The Ninth Amendment says: “The enumeration
in the Constitution, of certain rights, shall not be construed to deny
or disparage others retained by the people.” If you believe, as Robert
Bork did, that this amendment is a meaningless “inkblot,” you must
believe that the Framers were slapdash draftsmen about this, and only
this, provision. Scalia believed that “the whole theory of democracy ...

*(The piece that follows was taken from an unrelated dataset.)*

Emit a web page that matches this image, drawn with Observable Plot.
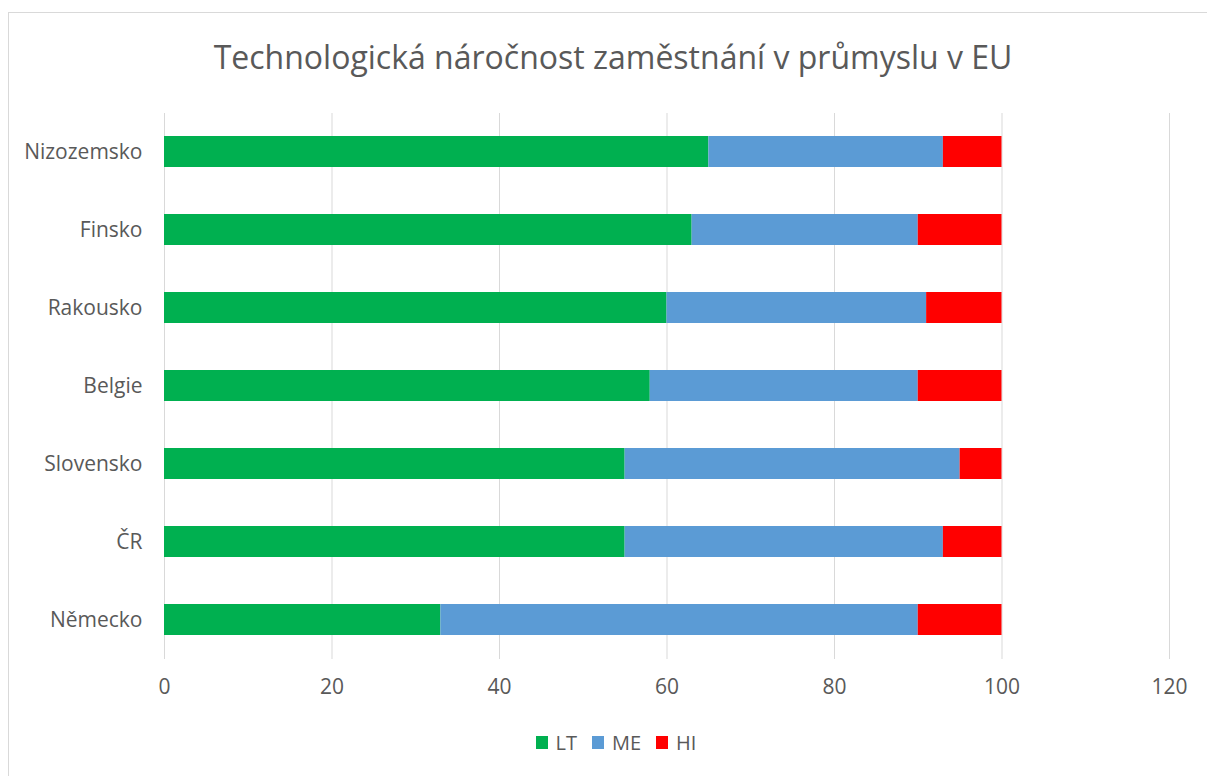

is that the majority rules. ... You protect minorities only because the
majority determines that there are certain minority positions that
deserve protection. ... The minority loses, except to the extent that
the majority, in its document of government, has agreed to accord the
minority rights.”
What is interesting begins with the
institutional and cultural measures necessary to increase the likelihood
that majorities will be reasonable and respectful of the natural rights
of those in the minority. It is the judiciary's job to construe the
“document of government” — the frame of silver — in the light cast by
the apple of gold.
With the Declaration, Americans ceased
claiming the rights of aggrieved Englishmen and began asserting rights
that are universal because they are natural, meaning necessary for the
flourishing of human nature. The Constitutional Convention met in the
room where the Declaration was debated and endorsed, and the
Constitution implements what the Declaration initiated. Gorsuch will
occupy much of the jurisprudential space Scalia so admirably did. But
having earned a doctorate in philosophy and jurisprudence at Oxford
studying under John Finnis, author of the book “Natural Law and Natural
Rights,” perhaps Gorsuch will effect a philosophic correction.